Latent Partition Implicit with Surface Codes for 3D Representation
Chao Chen, Yu-Shen Liu, Zhizhong Han

TL;DR
This paper introduces Latent Partition Implicit (LPI), a novel 3D shape representation method that models shapes as a set of parts in the latent space, improving accuracy and interpretability without requiring detailed supervision.
Contribution
LPI is the first to represent 3D shapes as multiple parts in the latent space using surface codes, enabling flexible, accurate, and interpretable shape modeling without ground truth part annotations.
Findings
LPI outperforms state-of-the-art methods in reconstruction accuracy.
LPI achieves highly plausible and interpretable shape decompositions.
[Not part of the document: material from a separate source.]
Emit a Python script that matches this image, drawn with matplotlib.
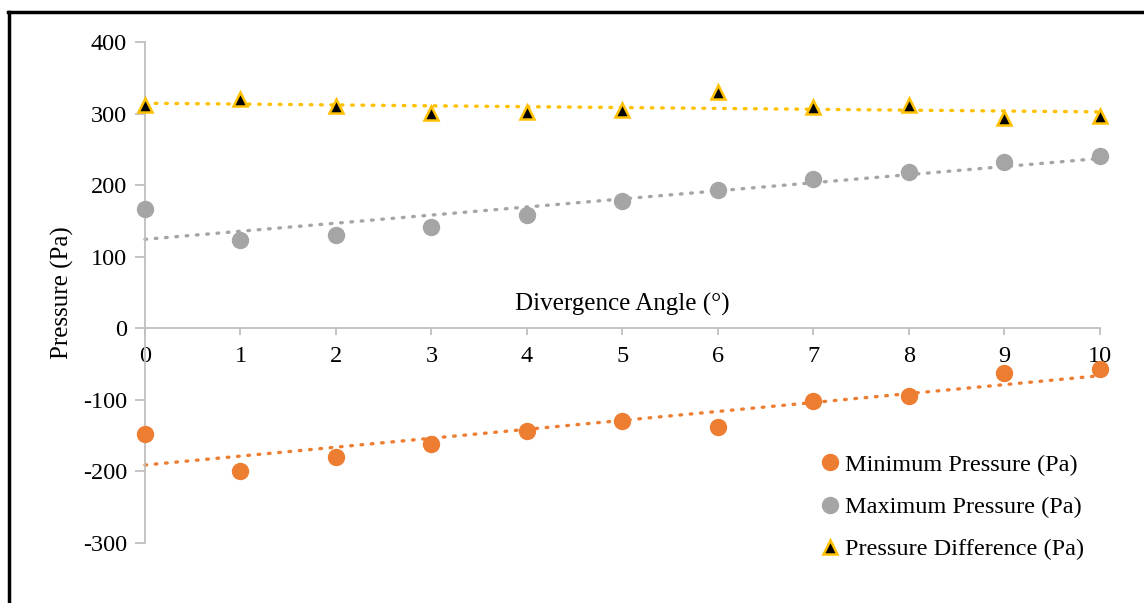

LPI can partition shapes into different numbers of parts after training.
Abstract
Deep implicit functions have shown remarkable shape modeling ability in various 3D computer vision tasks. One drawback is that it is hard for them to represent a 3D shape as multiple parts. Current solutions learn various primitives and blend the primitives directly in the spatial space, which still struggle to approximate the 3D shape accurately. To resolve this problem, we introduce a novel implicit representation to represent a single 3D shape as a set of parts in the latent space, towards both highly accurate and plausibly interpretable shape modeling. Our insight here is that both the part learning and the part blending can be conducted much easier in the latent space than in the spatial space. We name our method Latent Partition Implicit (LPI), because of its ability of casting the global shape modeling into multiple local part modeling, which partitions the global shape unity.…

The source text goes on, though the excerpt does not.